3. I shall discuss the book more fully after a second perusal; meantime, my judgment is somewhat unsettled, just as if I had heard it read aloud, and had not read it myself. You must allow me to examine it also. You need not be afraid; you shall hear the truth. Lucky fellow, to offer a man no opportunity to tell you lies at such long range! Unless perhaps, even now, when excuses for lying are taken away, custom serves as an excuse for our telling each other lies!--Letter 46, Translated by Richard Mott Gummere (with minor corrections).
We learn in the first sentence of this letter that Lucilius is not merely aspiring to wisdom, but also an author. It invites us, thus, to reflect on the transaction between Seneca and Lucilius, and the interest of the latter in Seneca.
In this brief letter, Seneca seems to distinguish among three kinds of reading-styles: (i) tasting a book, which is brief and impressionistic; (ii) immersive reading, which is hurried yet thorough; and (iii) regurgitative reading, which involves re-reading a book. (Seneca compares (ii) with hearing a text.) To over-read a bit: according to Seneca only regurgitative reading -- this reminded me of Nietzsche -- can generate a truth, or at least a truth that can be heard (verum audies).

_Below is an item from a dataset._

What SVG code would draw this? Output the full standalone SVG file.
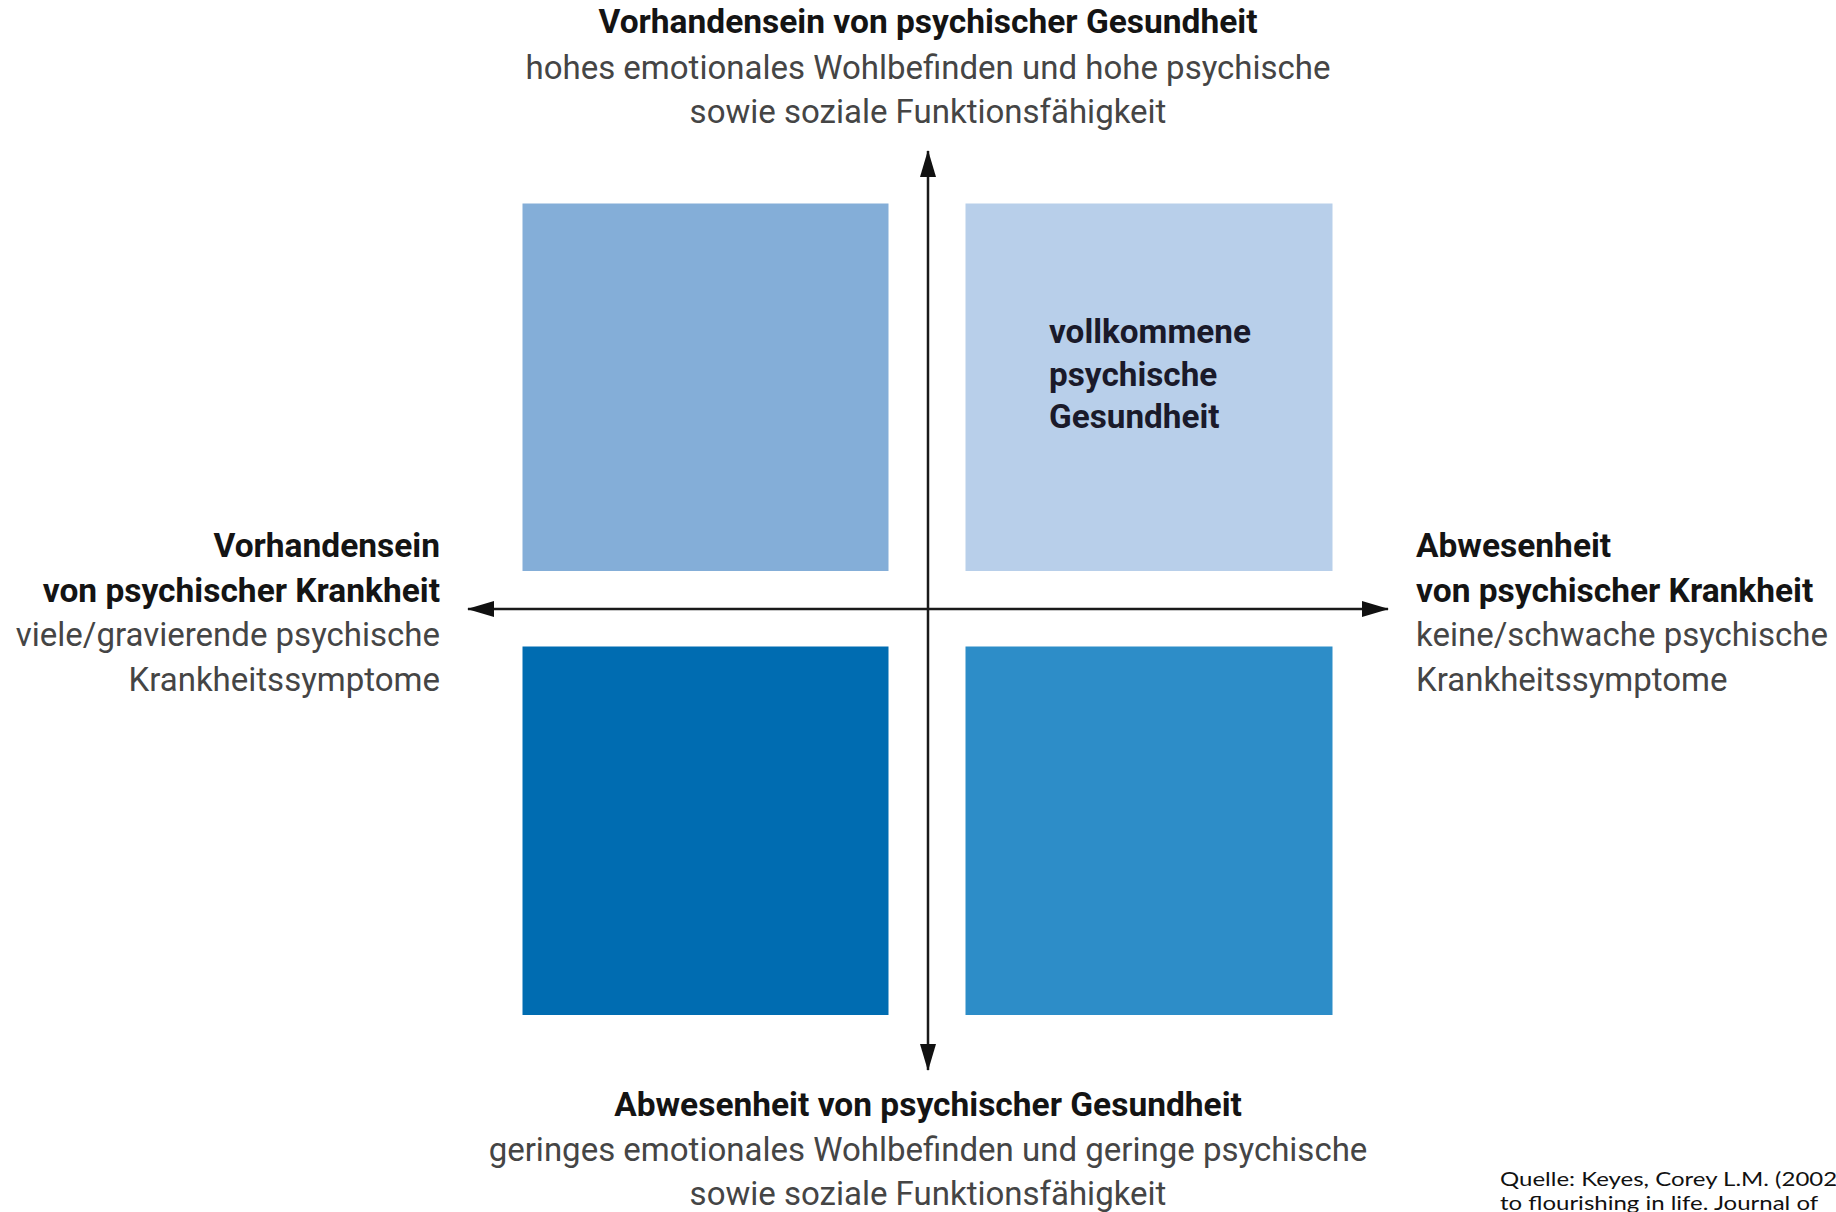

The last sentence of the epistle alerts us to the larger socio-political context of the exchange. Seneca implies that they live in a duplicitous public culture where the habit of lying is deeply entrenched.* Whether Seneca thinks this is merely a function of Nero's particular rule or the collapse of the republic or politics as such is left obscure.
Strikingly, Seneca explicitly presents himself as a regurgitative reader who will articulate truth, eventually. But the implicature is, I think, that to hear the truths he will say certain virtues (of the would be audience) must be present: patience, a willingness to re-read and examine carefully, and a certain free-spiritedness [freely reinterpreting, Non est quod verearis]. That is to say, in a letter to a proud author, Seneca is telling us how to be an attentive reader of (his) works.
Seneca has already made clear that he is writing for posterity (recall Letter 21; Letter 29). But not the first time I note that the beneficiaries of his writings are supposed to be alert to the fact that he expects us to understand that his writings conceal his message from some certain kinds of readers. I mention this not to remind the reader of Seneca's interest in the art of esotericism. Rather, and in particular, he invites us to reflect on how our culture and, thus, our habitual dispositions distort our receptivity toward truth.
*I am choosing to read Seneca as making a large claim about public culture; it is possible to read him more narrowly as making merely a claim about the role of lying/hypocrisy in certain kind of personal relationships.